The stage is wide. It is as wide as human life on this planet. Apparently every human endeavor is an example of how the human psyche works and how it becomes manifest and operable in the world. These are the signs and symbols of the wonders of human life and provide fertile ground for advancing the human sciences.

Take the Olympics as an example. Ignore the childish side of nationalism but acknowledge the national cultural distinctions that facilitate interregional diversity and competition. It sets the stage for one of the things that humans inherently like to do and that is compete. Ultimately the competition is personal, it is competition to improve one’s own performance in a competitive environment.

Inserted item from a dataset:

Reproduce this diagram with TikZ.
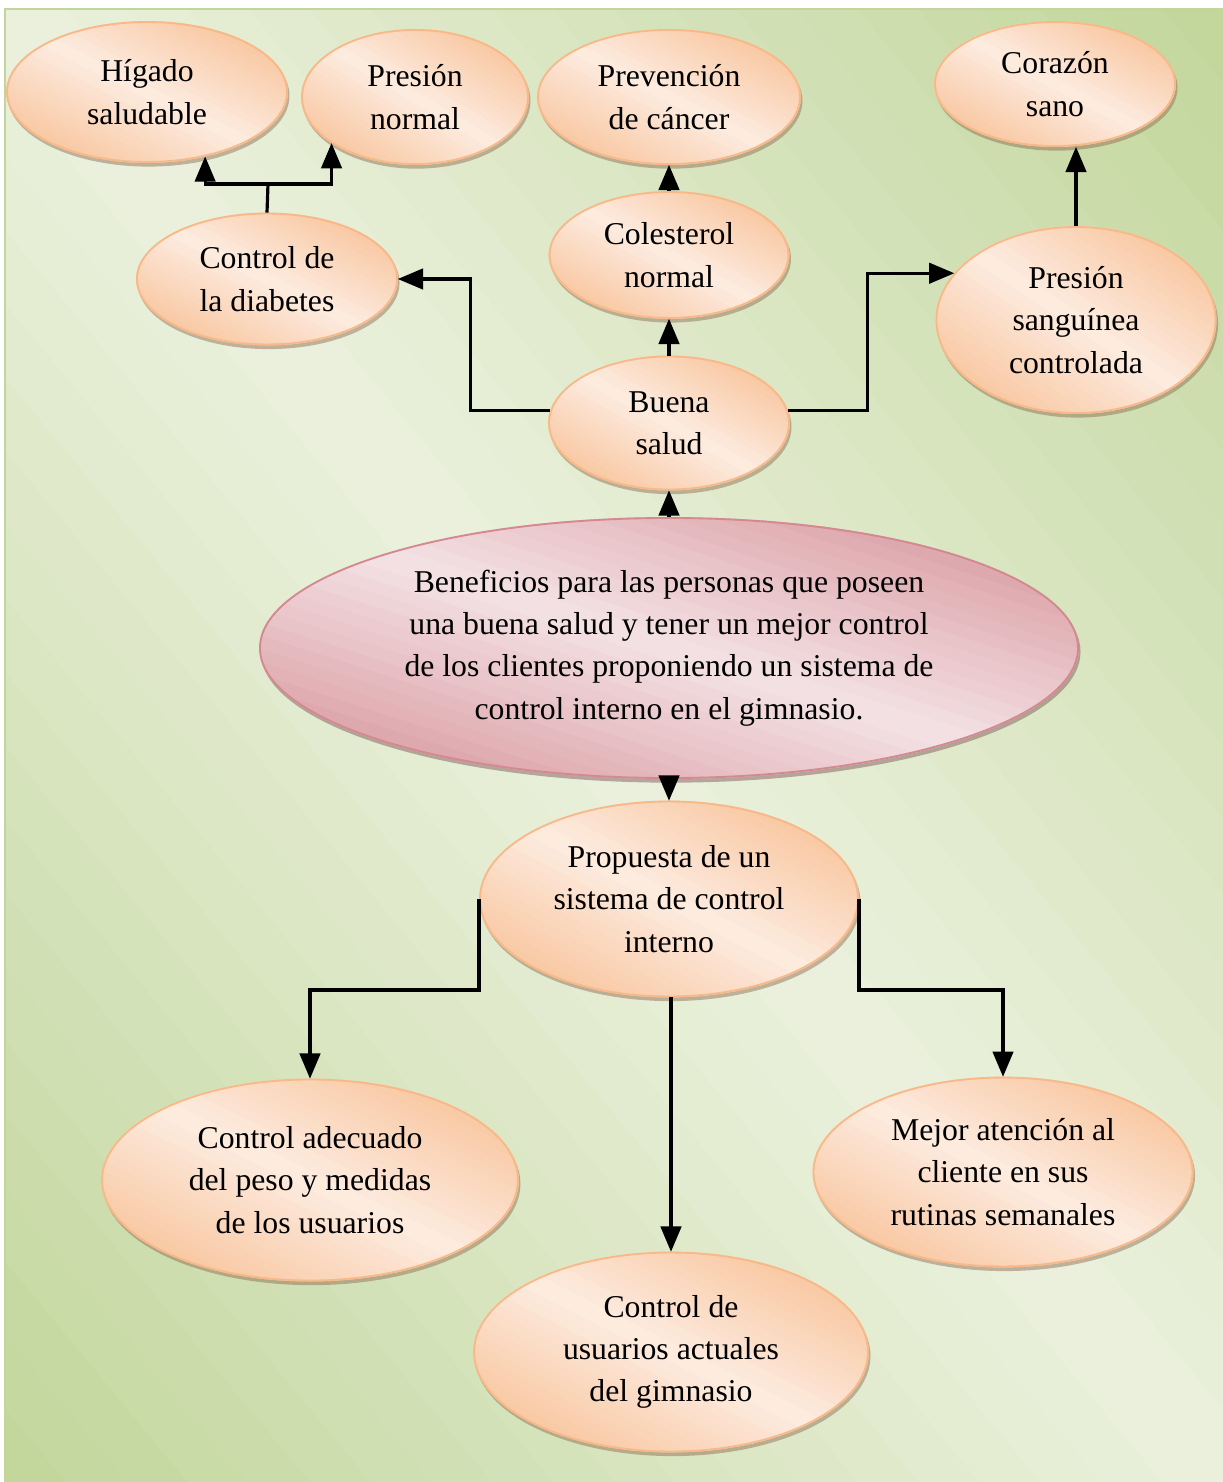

That is one half of the story. At the core there is a dualism identified as competitive entrepreneurship. Humans always function within that framework. There are degrees of latency that lead to distinctions between individuals, and that distinguish the performance of an individual from one point in time to another point in time, and there are times when one of either of these dual characteristics (competitive entrepreneurship) is relatively more latent or more active than the other in the life of an individual.

It cannot be imagined when competitive entrepreneurship is not the determining factor in the development (or lack of development) of individuals and unavoidably the development (or lack of development) of human civilization.

Humans desire to improve their condition and humans have the capacity to be alert to the potential possibilities that could lead to an improvement of their condition. That is their nature and that is competitive entrepreneurship.

Subjectivism at the microeconomic level acknowledges that competitive entrepreneurship illumines the praxeologic and economic content of human decision-making. This is the reason that the methodology of subjectivism is realistic and scientifically valid. Refining our understanding of competitive entrepreneurship is what will advance microeconomic theory!